--- START ---
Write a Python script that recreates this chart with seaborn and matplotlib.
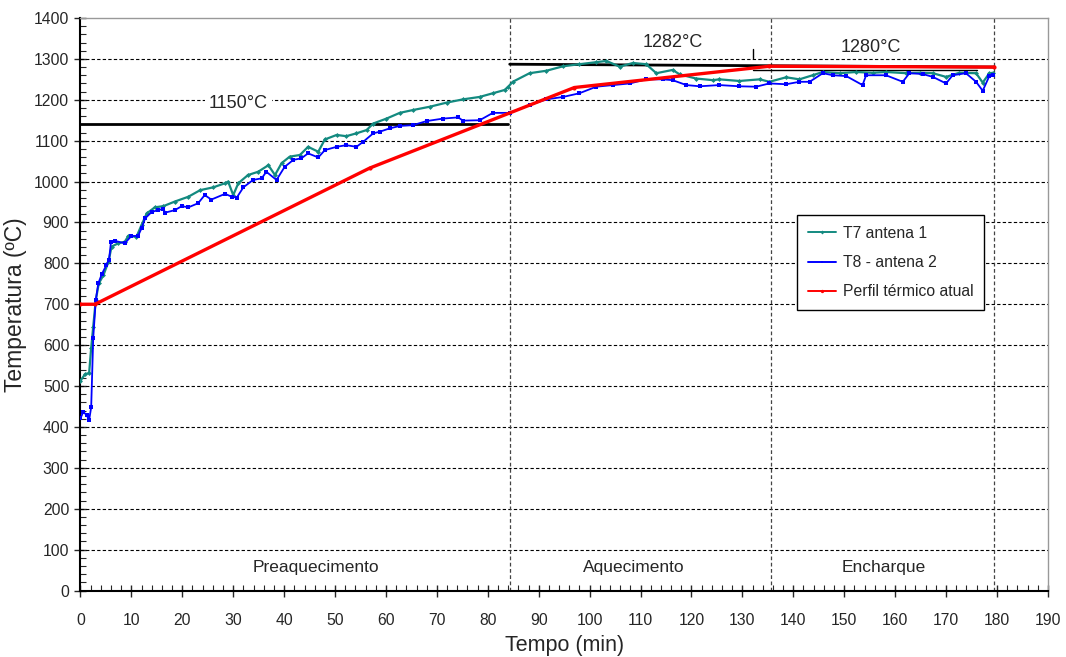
import numpy as np
import pandas as pd
import matplotlib
matplotlib.use("Agg")
import matplotlib.pyplot as plt
from matplotlib.ticker import MultipleLocator
import seaborn as sns

sns.set_style("white")
plt.rcParams['font.family'] = ['Liberation Sans', 'DejaVu Sans']

# T7 antena 1 (min, degC)
t7_time = [0, 0.9, 1.7, 2.1, 2.5, 3.0, 3.6, 4.5, 5.5, 6.1, 7.4, 8.7, 9.4, 11.0, 12.0,
           13.0, 14.6, 16.3, 18.5, 21.2, 23.5, 26.1, 28.4, 29.0, 30.0, 31.0, 32.9,
           34.9, 36.9, 38.2, 39.5, 41.1, 43.1, 44.7, 46.7, 48.0, 50.3, 52.2, 54.2,
           56.2, 57.5, 60.1, 62.7, 65.3, 68.6, 71.9, 75.1, 78.4, 81.0, 83.3, 84.0,
           84.9, 88.2, 91.5, 94.8, 98.0, 101.3, 103.3, 105.9, 108.5, 111.1, 113.1,
           116.3, 117.7, 120.9, 124.2, 125.5, 129.4, 133.4, 135.3, 138.6, 141.2,
           143.8, 145.8, 149.1, 152.3, 155.6, 158.2, 162.2, 164.8, 167.4, 170.0,
           172.6, 175.9, 177.2, 178.5, 179.2]
t7_temp = [513, 529, 532, 593, 645, 710, 751, 771, 804, 841, 849, 853, 867, 865, 894,
           922, 937, 940, 951, 963, 979, 986, 996, 1000, 967, 996, 1016,
           1024, 1040, 1016, 1045, 1061, 1065, 1085, 1073, 1103, 1114, 1111, 1118,
           1126, 1142, 1154, 1168, 1175, 1183, 1193, 1201, 1207, 1216, 1224, 1232,
           1244, 1265, 1271, 1282, 1287, 1292, 1295, 1281, 1290, 1287, 1265,
           1273, 1262, 1252, 1248, 1250, 1246, 1250, 1244, 1255, 1250,
           1260, 1268, 1265, 1268, 1266, 1268, 1265, 1266, 1265, 1256,
           1266, 1265, 1242, 1265, 1266]

# T8 - antena 2
t8_time = [0, 0.55, 1.2, 1.7, 2.1, 2.5, 3.0, 3.5, 4.2, 5.1, 5.6, 6.0, 6.8, 8.7, 10.0,
           11.3, 12.0, 12.7, 14.0, 15.3, 16.3, 16.6, 18.5, 19.9, 21.2, 23.1, 24.4,
           25.7, 28.4, 29.7, 30.7, 32.0, 33.9, 35.6, 36.5, 38.5, 40.1, 41.8, 43.4,
           44.7, 46.7, 48.0, 50.3, 52.2, 54.2, 55.5, 57.5, 58.8, 60.7, 62.7, 65.3,
           68.0, 71.2, 74.2, 75.1, 78.4, 81.0, 84.3, 88.2, 91.5, 94.8, 98.0, 101.3,
           104.6, 107.9, 111.1, 114.4, 116.3, 119.0, 121.6, 125.5, 129.4, 132.7,
           135.3, 138.6, 141.2, 143.2, 145.8, 147.8, 150.4, 153.6, 154.3, 158.2,
           161.5, 162.8, 165.4, 167.4, 170.0, 171.3, 173.9, 175.9, 177.2, 178.5, 179.2]
t8_temp = [421, 437, 429, 417, 448, 617, 710, 751, 774, 796, 808, 853, 855, 849, 867,
           867, 886, 910, 926, 930, 934, 924, 930, 940, 937, 947, 967,
           956, 970, 963, 961, 986, 1004, 1008, 1024, 1004, 1036, 1053, 1057,
           1069, 1059, 1077, 1085, 1089, 1085, 1097, 1118, 1122, 1130, 1136, 1138,
           1148, 1154, 1157, 1149, 1150, 1168, 1168, 1187, 1201, 1207, 1216, 1232,
           1236, 1240, 1250, 1250, 1248, 1236, 1233, 1236, 1233, 1232,
           1240, 1238, 1244, 1244, 1265, 1260, 1258, 1236, 1260, 1260,
           1244, 1265, 1263, 1256, 1240, 1260, 1265, 1244, 1222, 1258, 1260]

# Perfil termico atual
perfil_time = [0, 2.85, 56.8, 97.0, 135.3, 179.5]
perfil_temp = [700, 700, 1033, 1230, 1282, 1280]

# set-point lines and phase limits
sp_1150_x = [0, 83.9]
sp_1150_y = [1140, 1140]
sp_1282_x = [84.3, 179.5]
sp_1282_y = [1287, 1280]
sp_1280_x = [132, 176]
sp_1280_y = [1272, 1272]
phase_limits = [84.3, 135.7, 179.5]
phase_names = ["Preaquecimento", "Aquecimento", "Encharque"]
phase_centers = [46.3, 108.6, 157.7]

t7 = pd.DataFrame({"tempo": t7_time, "temp": t7_temp})
t8 = pd.DataFrame({"tempo": t8_time, "temp": t8_temp})
perfil = pd.DataFrame({"tempo": perfil_time, "temp": perfil_temp})

fig = plt.figure(figsize=(10.66, 6.57), dpi=100)
ax = fig.add_axes([0.0755, 0.1012, 0.9075, 0.8714])

ax.set_xlim(0, 190)
ax.set_ylim(0, 1400)

for yv in range(100, 1400, 100):
    ax.axhline(yv, color="black", lw=0.8, ls=(0, (3, 2)), zorder=1)
for xv in phase_limits:
    ax.axvline(xv, color="#444444", lw=0.9, ls=(0, (3, 2)), zorder=1)

ax.plot(sp_1150_x, sp_1150_y, color="black", lw=2, zorder=2)
ax.plot(sp_1282_x, sp_1282_y, color="black", lw=2, zorder=2)
ax.plot(sp_1280_x, sp_1280_y, color="black", lw=1, zorder=2)
ax.plot([132, 132], [1302, 1323], color="black", lw=1, zorder=2)

sns.lineplot(data=t7, x="tempo", y="temp", ax=ax, color="#138a80", lw=1.6,
             marker="D", markersize=2.5, markeredgewidth=0, label="T7 antena 1", zorder=3)
sns.lineplot(data=t8, x="tempo", y="temp", ax=ax, color="#0000ff", lw=1.3,
             marker="s", markersize=2.5, markeredgewidth=0, label="T8 - antena 2", zorder=4)
sns.lineplot(data=perfil, x="tempo", y="temp", ax=ax, color="#ff0000", lw=2.4,
             marker="o", markersize=3, markeredgewidth=0, label="Perfil térmico atual", zorder=5)

ax.text(31, 1192, "1150°C", fontsize=13, ha="center", va="center", zorder=2,
        bbox=dict(facecolor="white", edgecolor="none", pad=3))
ax.text(116.3, 1339, "1282°C", fontsize=13, ha="center", va="center")
ax.text(155.3, 1329, "1280°C", fontsize=13, ha="center", va="center")
for name, xc in zip(phase_names, phase_centers):
    ax.text(xc, 57, name, fontsize=12.5, ha="center", va="center")

ax.xaxis.set_major_locator(MultipleLocator(10))
ax.xaxis.set_minor_locator(MultipleLocator(2))
ax.yaxis.set_major_locator(MultipleLocator(100))
ax.yaxis.set_minor_locator(MultipleLocator(20))
ax.tick_params(which="major", direction="inout", length=8, width=1, labelsize=11.3,
               bottom=True, left=True, pad=4)
ax.tick_params(which="minor", direction="in", length=4, width=0.8, bottom=True, left=True)
ax.tick_params(axis="x", pad=12)

for side in ["left", "bottom"]:
    ax.spines[side].set_color("black")
    ax.spines[side].set_linewidth(1.5)
for side in ["top", "right"]:
    ax.spines[side].set_color("#999999")
    ax.spines[side].set_linewidth(1)

ax.set_xlabel("Tempo (min)", fontsize=15.5, labelpad=5)
ax.set_ylabel("Temperatura (ºC)", fontsize=16.5, labelpad=5)

leg = ax.legend(loc="upper left", bbox_to_anchor=(797 / 1066, 1 - 215 / 657),
                bbox_transform=fig.transFigure, borderaxespad=0, fontsize=11.3,
                frameon=True, fancybox=False, edgecolor="black", framealpha=1,
                handlelength=1.8, handletextpad=0.4, labelspacing=0.9,
                borderpad=0.7, markerscale=0.8)
leg.get_frame().set_linewidth(1)
for h in leg.get_lines():
    h.set_linewidth(1.4)

fig.savefig("out.png", dpi=100)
--- END ---
Your objective: Exactly as written, please give again the lines from the beginning of the listing through the line containing "1266, 1265, 1242, 1265, 1266]", inclusive, without any pictures.

Task solution:
Write a Python script that recreates this chart with seaborn and matplotlib.
import numpy as np
import pandas as pd
import matplotlib
matplotlib.use("Agg")
import matplotlib.pyplot as plt
from matplotlib.ticker import MultipleLocator
import seaborn as sns

sns.set_style("white")
plt.rcParams['font.family'] = ['Liberation Sans', 'DejaVu Sans']

# T7 antena 1 (min, degC)
t7_time = [0, 0.9, 1.7, 2.1, 2.5, 3.0, 3.6, 4.5, 5.5, 6.1, 7.4, 8.7, 9.4, 11.0, 12.0,
           13.0, 14.6, 16.3, 18.5, 21.2, 23.5, 26.1, 28.4, 29.0, 30.0, 31.0, 32.9,
           34.9, 36.9, 38.2, 39.5, 41.1, 43.1, 44.7, 46.7, 48.0, 50.3, 52.2, 54.2,
           56.2, 57.5, 60.1, 62.7, 65.3, 68.6, 71.9, 75.1, 78.4, 81.0, 83.3, 84.0,
           84.9, 88.2, 91.5, 94.8, 98.0, 101.3, 103.3, 105.9, 108.5, 111.1, 113.1,
           116.3, 117.7, 120.9, 124.2, 125.5, 129.4, 133.4, 135.3, 138.6, 141.2,
           143.8, 145.8, 149.1, 152.3, 155.6, 158.2, 162.2, 164.8, 167.4, 170.0,
           172.6, 175.9, 177.2, 178.5, 179.2]
t7_temp = [513, 529, 532, 593, 645, 710, 751, 771, 804, 841, 849, 853, 867, 865, 894,
           922, 937, 940, 951, 963, 979, 986, 996, 1000, 967, 996, 1016,
           1024, 1040, 1016, 1045, 1061, 1065, 1085, 1073, 1103, 1114, 1111, 1118,
           1126, 1142, 1154, 1168, 1175, 1183, 1193, 1201, 1207, 1216, 1224, 1232,
           1244, 1265, 1271, 1282, 1287, 1292, 1295, 1281, 1290, 1287, 1265,
           1273, 1262, 1252, 1248, 1250, 1246, 1250, 1244, 1255, 1250,
           1260, 1268, 1265, 1268, 1266, 1268, 1265, 1266, 1265, 1256,
           1266, 1265, 1242, 1265, 1266]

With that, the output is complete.